All of the study patients (with the exception of one capecitabine-arm patient) had been treated with the chemo drugs FOLFIRI and/or FOLFOX, almost 80 percent treated with Avastin, and half treated with an EGFR antibody. Currently, no drugs are approved for metastatic colon cancer patients who have stopped responding to all of the available treatments.

New York-based Keryx plans to meet with the FDA in the next three months to come up with a design for a Phase III colon cancer study of perifosine. Keryx certainly has the cash to run that trial, if it so chooses.

"We don't feel that we have to do any fundraising right now," Bentsur said. With the cash it has on hand plus an expected milestone payment from another product, he said that the company should have sufficient funds to run the trial. Keryx expects to receive a milestone payment from Japan Tobacco Inc. and Torii Pharmaceutical Co. Ltd. for the start of a Phase III study of Zerenex in Japan, which could occur in the second half of the year. At the end of September 2009, Keryx had cash, cash equivalents, interest receivable and investment securities of $41 million.

The company already is running two Phase III trials, including one evaluating perifosine in patients with multiple myeloma. That trial is expected to complete enrollment by mid-2011, and data are expected by year-end 2011. The FDA has granted fast-track status for the Phase III perifosine program, allowing Keryx to submit a new drug application on a rolling basis, and an expedited review.

Its other Phase III study involves phosphate binder Zerenex is being evaluated as a possible treatment of elevated phosphate levels (hyperphosphatemia) in patients with end-stage renal disease. That study consists of a short-term study that is expected to begin by the end of the first quarter and a long-term study that is expected to begin in the middle of the year.

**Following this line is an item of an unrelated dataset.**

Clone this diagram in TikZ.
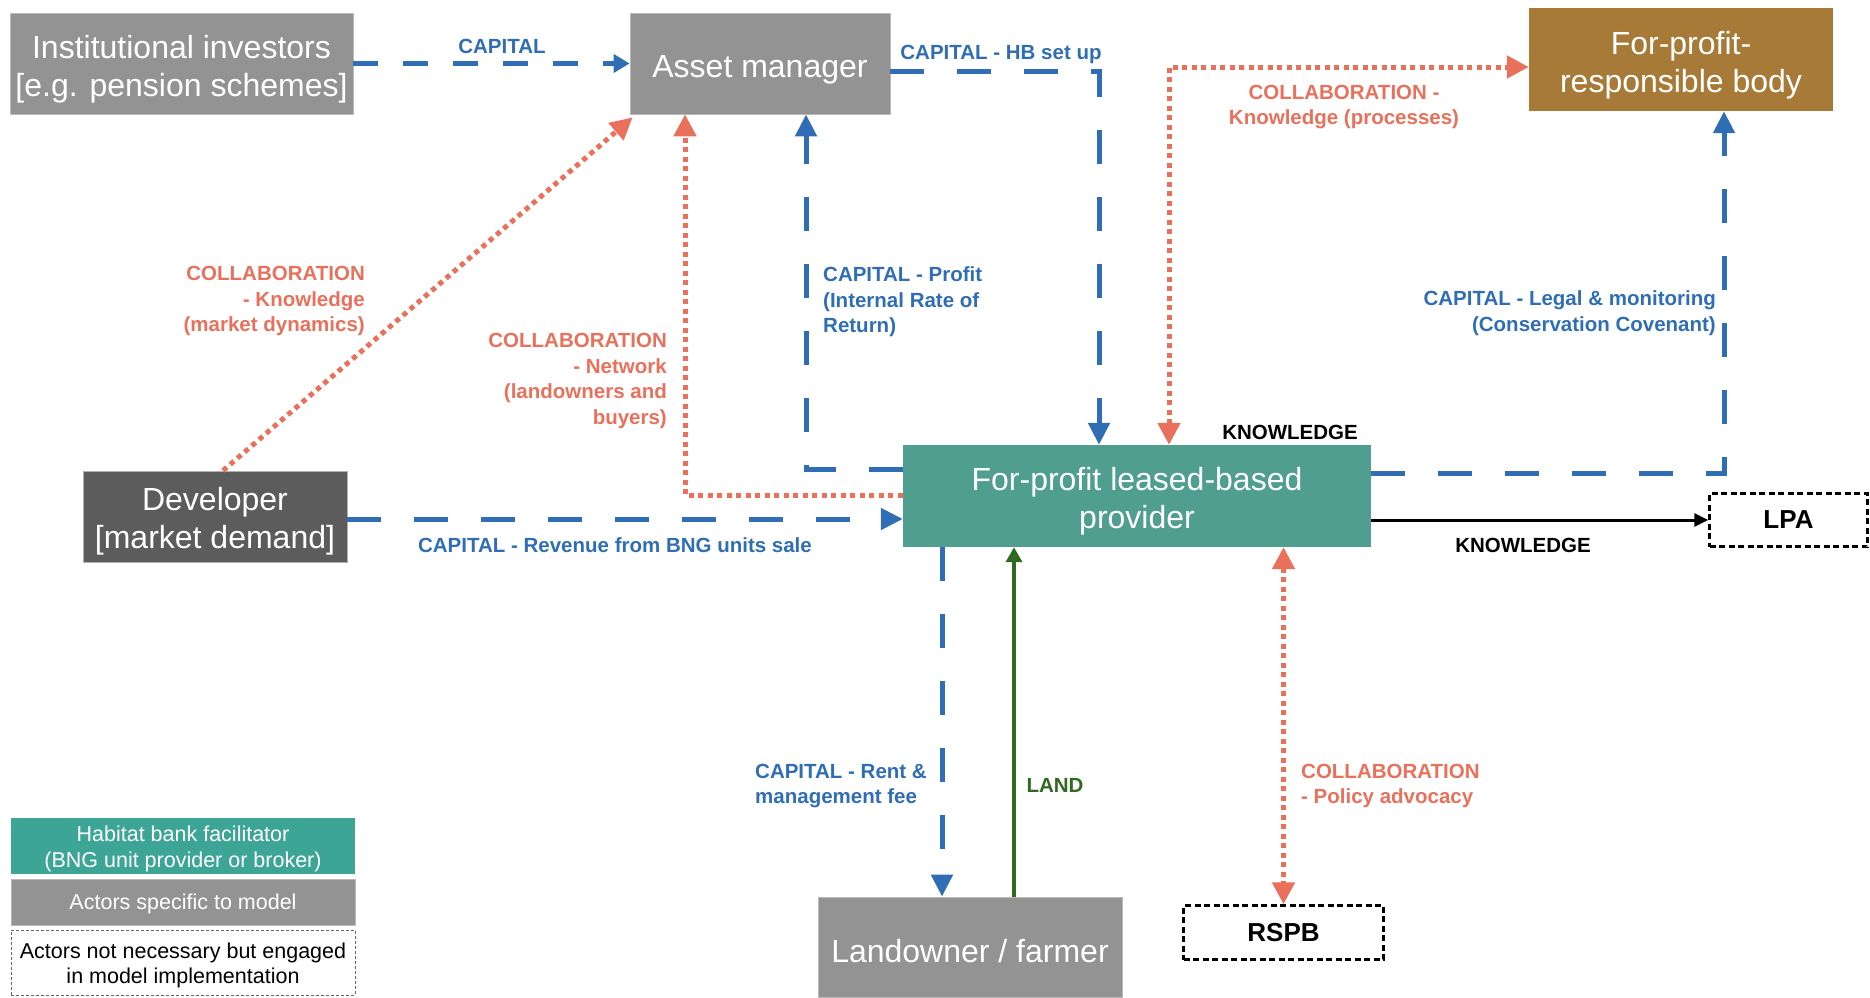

Keryx has reached an agreement with the FDA on the design of each of its Phase III programs under special protocol assessments. (See BioWorld Today, Jan. 6, 2010.)

Shares of Keryx (NASDAQ:KERX) rose 10 cents to close at $2.84 Monday.

In other news from the ASCO GI Symposium:

• Immunomedics Inc., of Morris Plains, N.J., reported that a pancreatic cancer-specific radio-labeled antibody combined with low-dose gemcitabine chemotherapy showed evidence of tumor shrinkage and pain relief in an ongoing Phase I/II study. Some 68 percent of evaluable patients showed evidence of tumor shrinkage or stable disease, with one-third of those being assessed by computed tomography as partial responses (i.e., responses showing decreases in tumor size of more than 30 percent and in the absence of new lesions), the company said.

• Merck Serono, a division of Merck KGaA, of Darmstadt, Germany, reported that Erbitux (cetuximab) provided an improvement in overall survival when added to the standard first-line FOLFIRI chemotherapy regimen for metastatic colorectal cancer patients with KRAS wild-type tumors in the CRYSTAL study (Cetuximab combined with iRinotecan in first line therapY for metaSTatic colorectAL cancer). In addition, the final results from the study included an analysis of the predictive value of BRAF status on Erbitux efficacy, indicating that patients with KRAS wild-type tumors bearing a BRAF mutation also benefit from Erbitux treatment. KRAS, the company said, remains the only validated, clinically predictive marker of responsiveness to that drug.